Все это происходило как бы само собой, без специальных на то стараний с моей стороны. Я даже сам удивлялся таким непроизвольным переменам в себе, находя в этом приятную новизну: человек должен меняться, иначе жизнь становится пресной.

Впрочем, не трудно было догадаться, с чем (верней, с кем) связаны так или иначе подобные метаморфозы, а вот это уже отнюдь не радовало: зависимость есть зависимость, даже такая затейливая. Толкуя о свободе и самостоянии личности (помните у Пушкина?), об идеалах свободы в душе человека, об инстинкте свободы, если угодно, я сам…

Нет, не радовало.

Не знаю, как бы долго это еще продолжалось (впору было заболеть манией преследования), если бы не тот случай.
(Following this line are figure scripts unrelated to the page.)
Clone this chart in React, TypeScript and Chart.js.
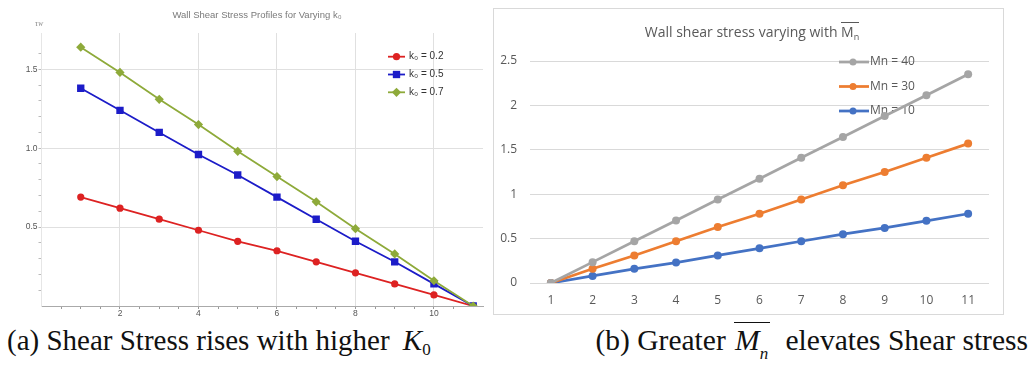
import React, { useEffect, useRef } from 'react';
import { Chart, registerables } from 'chart.js';

Chart.register(...registerables);

// ---------- Left chart data (Wall Shear Stress Profiles for Varying k0) ----------
const kX = [1, 2, 3, 4, 5, 6, 7, 8, 9, 10, 11];
const k02 = [0.69, 0.62, 0.55, 0.48, 0.41, 0.35, 0.28, 0.21, 0.14, 0.07, 0];
const k05 = [1.38, 1.24, 1.1, 0.96, 0.83, 0.69, 0.55, 0.41, 0.28, 0.14, 0];
const k07 = [1.64, 1.48, 1.31, 1.15, 0.98, 0.82, 0.66, 0.49, 0.33, 0.16, 0];
const kLabels = ['k₀ = 0.2', 'k₀ = 0.5', 'k₀ = 0.7'];
const leftXTickLabels = [2, 4, 6, 8, 10];
const leftYTickLabels = [0.5, 1.0, 1.5];

// ---------- Right chart data (Wall shear stress varying with Mn) ----------
const mnCategories = ['1', '2', '3', '4', '5', '6', '7', '8', '9', '10', '11'];
const mn40 = [0, 0.235, 0.47, 0.705, 0.94, 1.175, 1.41, 1.645, 1.88, 2.115, 2.35];
const mn30 = [0, 0.16, 0.31, 0.47, 0.63, 0.78, 0.94, 1.1, 1.25, 1.41, 1.57];
const mn10 = [0, 0.08, 0.16, 0.23, 0.31, 0.39, 0.47, 0.55, 0.62, 0.7, 0.78];
const mnLabels = ['Mn = 40', 'Mn = 30', 'Mn = 10'];

const near = (a: number, b: number) => Math.abs(a - b) < 1e-6;

function drawMarker(ctx: CanvasRenderingContext2D, style: string, x: number, y: number, r: number, color: string) {
  ctx.fillStyle = color;
  ctx.beginPath();
  if (style === 'rect') {
    const s = r * Math.SQRT1_2;
    ctx.rect(x - s, y - s, 2 * s, 2 * s);
  } else if (style === 'rectRot') {
    ctx.moveTo(x - r, y);
    ctx.lineTo(x, y - r);
    ctx.lineTo(x + r, y);
    ctx.lineTo(x, y + r);
    ctx.closePath();
  } else {
    ctx.arc(x, y, r, 0, Math.PI * 2);
  }
  ctx.fill();
}

const leftLegend = {
  id: 'leftLegend',
  afterDatasetsDraw(chart: any) {
    const { ctx, chartArea } = chart;
    ctx.save();
    chart.data.datasets.forEach((ds: any, i: number) => {
      const x0 = chartArea.right - 95;
      const y = chartArea.top + 23.7 + i * 17.8;
      ctx.strokeStyle = ds.borderColor;
      ctx.lineWidth = 1.8;
      ctx.beginPath();
      ctx.moveTo(x0, y);
      ctx.lineTo(x0 + 17, y);
      ctx.stroke();
      drawMarker(ctx, ds.pointStyle, x0 + 8.5, y, ds.pointRadius, ds.borderColor);
      ctx.fillStyle = '#333';
      ctx.font = '10px "Liberation Sans", Arial, sans-serif';
      ctx.textBaseline = 'middle';
      ctx.textAlign = 'left';
      ctx.fillText(ds.label, x0 + 21, y);
    });
    ctx.restore();
  },
};

const rightLegend = {
  id: 'rightLegend',
  beforeDatasetsDraw(chart: any) {
    const { ctx, chartArea } = chart;
    ctx.save();
    chart.data.datasets.forEach((ds: any, i: number) => {
      const x0 = chartArea.right - 150;
      const y = chartArea.top + 1 + i * 24.5;
      ctx.strokeStyle = ds.borderColor;
      ctx.lineWidth = 2.75;
      ctx.beginPath();
      ctx.moveTo(x0, y);
      ctx.lineTo(x0 + 30, y);
      ctx.stroke();
      drawMarker(ctx, 'circle', x0 + 14, y, 3.5, ds.borderColor);
      ctx.fillStyle = '#595959';
      ctx.font = '12px "Open Sans", sans-serif';
      ctx.textBaseline = 'middle';
      ctx.textAlign = 'left';
      ctx.fillText(ds.label, x0 + 31, y);
    });
    ctx.restore();
  },
};

function leftConfig(): any {
  const mk = (label: string, vals: number[], color: string, style: string, r: number, order: number) => ({
    label,
    data: kX.map((x, i) => ({ x, y: vals[i] })),
    borderColor: color,
    backgroundColor: color,
    pointBackgroundColor: color,
    pointBorderColor: color,
    pointBorderWidth: 0,
    pointStyle: style,
    pointRadius: r,
    borderWidth: 1.8,
    order,
  });
  return {
    type: 'line',
    data: {
      datasets: [
        mk(kLabels[0], k02, '#dd2222', 'circle', 3.6, 2),
        mk(kLabels[1], k05, '#1c1cc8', 'rect', 5.2, 1),
        mk(kLabels[2], k07, '#8eaa3a', 'rectRot', 4.6, 0),
      ],
    },
    plugins: [leftLegend],
    options: {
      animation: false,
      responsive: false,
      devicePixelRatio: 1,
      layout: { padding: { top: 33, right: 10, left: 0, bottom: 0 } },
      plugins: { legend: { display: false }, tooltip: { enabled: false }, title: { display: false } },
      scales: {
        x: {
          type: 'linear',
          min: 0,
          max: 11.25,
          afterFit: (s: any) => { s.height = 14; },
          ticks: {
            stepSize: 0.5,
            autoSkip: false,
            maxRotation: 0,
            padding: 0,
            color: '#555',
            font: { family: '"Liberation Sans", Arial, sans-serif', size: 8.5 },
            callback: (v: number) => (leftXTickLabels.some((t) => near(t, v)) ? String(v) : ''),
          },
          grid: {
            color: (c: any) => (c.tick && leftXTickLabels.some((t) => near(t, c.tick.value)) ? '#e0e0e0' : 'rgba(0,0,0,0)'),
            tickColor: (c: any) => (c.tick && near(c.tick.value * 2, Math.round(c.tick.value * 2)) && c.tick.value > 0 && c.tick.value <= 11 ? '#999' : 'rgba(0,0,0,0)'),
            tickLength: 3,
            lineWidth: 1,
          },
          border: { display: true, color: '#aaa', width: 1 },
        },
        y: {
          type: 'linear',
          min: 0,
          max: 1.73,
          afterFit: (s: any) => { s.width = 41.5; },
          ticks: {
            stepSize: 0.1,
            autoSkip: false,
            padding: 1,
            color: '#555',
            font: { family: '"Liberation Sans", Arial, sans-serif', size: 8.5 },
            callback: (v: number) => (leftYTickLabels.some((t) => near(t, v)) ? v.toFixed(1) : ''),
          },
          grid: {
            color: (c: any) => (c.tick && leftYTickLabels.some((t) => near(t, c.tick.value)) ? '#e0e0e0' : 'rgba(0,0,0,0)'),
            tickColor: (c: any) => (c.tick && Math.abs(c.tick.value * 10 - Math.round(c.tick.value * 10)) < 0.01 && c.tick.value > 0 ? '#bbb' : 'rgba(0,0,0,0)'),
            tickLength: 3,
            lineWidth: 1,
          },
          border: { display: true, color: '#e6e6e6', width: 1 },
        },
      },
    },
  };
}

function rightConfig(): any {
  const mk = (label: string, vals: number[], color: string) => ({
    label,
    data: vals,
    borderColor: color,
    backgroundColor: color,
    pointBackgroundColor: color,
    pointBorderColor: color,
    pointBorderWidth: 0,
    pointRadius: 4,
    borderWidth: 2.75,
  });
  return {
    type: 'line',
    data: {
      labels: mnCategories,
      datasets: [mk(mnLabels[0], mn40, '#a5a5a5'), mk(mnLabels[1], mn30, '#ed7d31'), mk(mnLabels[2], mn10, '#4472c4')],
    },
    plugins: [rightLegend],
    options: {
      animation: false,
      responsive: false,
      devicePixelRatio: 1,
      layout: { padding: { top: 53, right: 15, left: 0, bottom: 0 } },
      plugins: { legend: { display: false }, tooltip: { enabled: false }, title: { display: false } },
      scales: {
        x: {
          type: 'category',
          offset: true,
          afterFit: (s: any) => { s.height = 32; },
          ticks: {
            padding: 10,
            color: '#595959',
            maxRotation: 0,
            font: { family: '"Open Sans", sans-serif', size: 12 },
          },
          grid: { display: false, drawTicks: false },
          border: { display: false },
        },
        y: {
          type: 'linear',
          min: 0,
          max: 2.5,
          afterFit: (s: any) => { s.width = 37; },
          ticks: {
            stepSize: 0.5,
            padding: 13,
            color: '#595959',
            font: { family: '"Open Sans", sans-serif', size: 12 },
            callback: (v: number) => String(Math.round(v * 10) / 10),
          },
          grid: { color: '#d9d9d9', drawTicks: false, lineWidth: 1 },
          border: { display: false },
        },
      },
    },
  };
}

export default function App() {
  const leftRef = useRef<HTMLCanvasElement>(null);
  const rightRef = useRef<HTMLCanvasElement>(null);

  useEffect(() => {
    const c1 = new Chart(leftRef.current as HTMLCanvasElement, leftConfig());
    const c2 = new Chart(rightRef.current as HTMLCanvasElement, rightConfig());
    return () => {
      c1.destroy();
      c2.destroy();
    };
  }, []);

  const serif = '"Liberation Serif", "Times New Roman", serif';

  return (
    <div style={{ position: 'absolute', left: 0, top: 0, width: 1030, height: 365, background: '#fff', overflow: 'hidden' }}>
      <canvas ref={leftRef} width={493} height={320} style={{ position: 'absolute', left: 0, top: 0, width: 493, height: 320 }} />
      <div
        style={{
          position: 'absolute',
          left: 157,
          top: 9,
          width: 200,
          textAlign: 'center',
          font: '9.5px "Liberation Sans", Arial, sans-serif',
          lineHeight: '12px',
          color: '#7a7a7a',
          whiteSpace: 'nowrap',
        }}
      >
        Wall Shear Stress Profiles for Varying k₀
      </div>
      <div
        style={{
          position: 'absolute',
          left: 35,
          top: 19,
          font: 'italic 8px "Liberation Serif", serif',
          lineHeight: '10px',
          color: '#888',
        }}
      >
        τ<span style={{ fontSize: '6px' }}>W</span>
      </div>

      <div
        style={{
          position: 'absolute',
          left: 493,
          top: 8,
          width: 511,
          height: 307,
          boxSizing: 'border-box',
          border: '1px solid #d9d9d9',
          background: '#fff',
        }}
      />
      <canvas ref={rightRef} width={511} height={307} style={{ position: 'absolute', left: 493, top: 8, width: 511, height: 307 }} />
      <div
        style={{
          position: 'absolute',
          left: 552,
          top: 22,
          width: 400,
          textAlign: 'center',
          font: '14px "Open Sans", sans-serif',
          lineHeight: '20px',
          color: '#595959',
          whiteSpace: 'nowrap',
        }}
      >
        Wall shear stress varying with{' '}
        <span style={{ position: 'relative' }}>
          <span style={{ position: 'absolute', left: 0, right: 0, top: 0, borderTop: '1px solid #595959' }} />
          M<span style={{ fontSize: '9px', verticalAlign: '-3px' }}>n</span>
        </span>
      </div>

      <div
        style={{
          position: 'absolute',
          left: 7,
          top: 326,
          font: `29px ${serif}`,
          lineHeight: '29px',
          color: '#111',
          whiteSpace: 'nowrap',
        }}
      >
        (a) Shear Stress rises with higher{' '}
        <span style={{ marginLeft: 6 }}>
          <i>K</i>
          <span style={{ fontSize: '17px', verticalAlign: '-5px' }}>0</span>
        </span>
      </div>
      <div
        style={{
          position: 'absolute',
          right: 2,
          top: 326,
          font: `29.5px ${serif}`,
          lineHeight: '29px',
          color: '#111',
          whiteSpace: 'nowrap',
        }}
      >
        (b) Greater{' '}
        <span style={{ position: 'relative', marginLeft: 2 }}>
          <span style={{ position: 'absolute', left: -1, right: -2, top: -2, borderTop: '1.5px solid #111' }} />
          <i>M</i>
          <i style={{ fontSize: '17px', verticalAlign: '-9px' }}>n</i>
        </span>{' '}
        <span style={{ marginLeft: 10 }}>elevates Shear stress</span>
      </div>
    </div>
  );
}
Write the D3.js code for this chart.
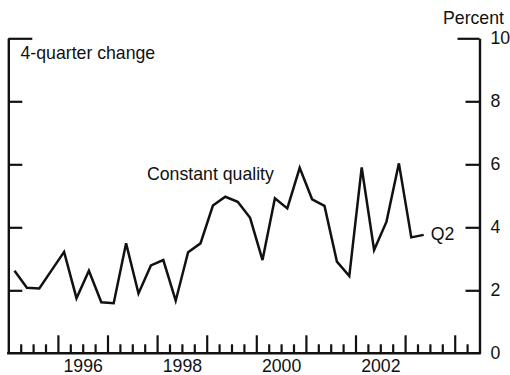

Собственно, ничего особенного, разве что новое для меня лично. На очередной лекции мне вдруг стало нехорошо. Боль в груди и стесненное дыхание, а главное, как бы мгновенная потеря сознания, полная пустота, в глазах темно и только белесые искорки – такого со мной еще никогда не было.

Все бывает в первый раз, но от этого, как вы понимаете, не легче. Видимо, я сильно побледнел и даже пошатнулся, лекция была прервана, я сидел возле кафедры, с которой еще минуту (или сколько?) назад уверенно вещал, и держался рукой за грудь. Мне тут же принесли стакан не очень свежей, похоже, водопроводной воды, и я долго пил ее мелкими глотками, медленно, словно выкарабкиваясь из какого-то отвала, приходя в себя.

И вот тут случилось действительно неожиданное – передо мной вдруг вырос «патриарх», вынул что-то из бокового кармана пиджака и, наклонившись, протянул мне. Сквозь мутноватую пелену перед глазами неправдоподобно близко проступило внимательное, сочувствующее (так мне показалось) лицо, множество мелких и глубоких морщинок, белая окладистая борода, бледные стариковские губы.

«Выпейте, полегчает», – впервые услышанный чуть дребезжащий голос прозвучал глухо, но был мягок и снисходительно-доброжелателен.

Я осторожно взял лежащую на его широкой ладони белую таблетку и, положив в рот, сразу ощутил резкий сладковатый мятный привкус. Ну, конечно, валидол. Да, всего лишь валидол, но после него мне и впрямь стало легче. Боль за грудиной отпустила, осталась только смурная тяжесть в голове и легкая тошнота, как при похмелье.

Врача вызывать не пришлось, но продолжать лекцию сил у меня, увы, не было. Да и о чем бы я говорил, если вся моя забота была теперь там, возле судорожно трепыхающегося сердца?

Вот, собственно, и вся история.

Больше я этого старикана не видел. Так и осталось загадкой, кто он был и с какими вопросами приходил ко мне. Что ему вообще было нужно?

Выступаю я теперь гораздо реже, с некоторым страхом (не произойдет ли снова?), но мне порой не хватает его присутствия (после валидола особенно), словно обнажилось какое-то важное пространство, которое должно было быть заполнено именно им.

Впрочем, это уже ерунда, известно ведь, что именно из пустоты (отсутствия) и родятся призраки.

Разыгравшаяся же так внезапно стенокардия и, как выяснилось чуть позже, прогулянный микроинфаркт к делу вообще не относятся.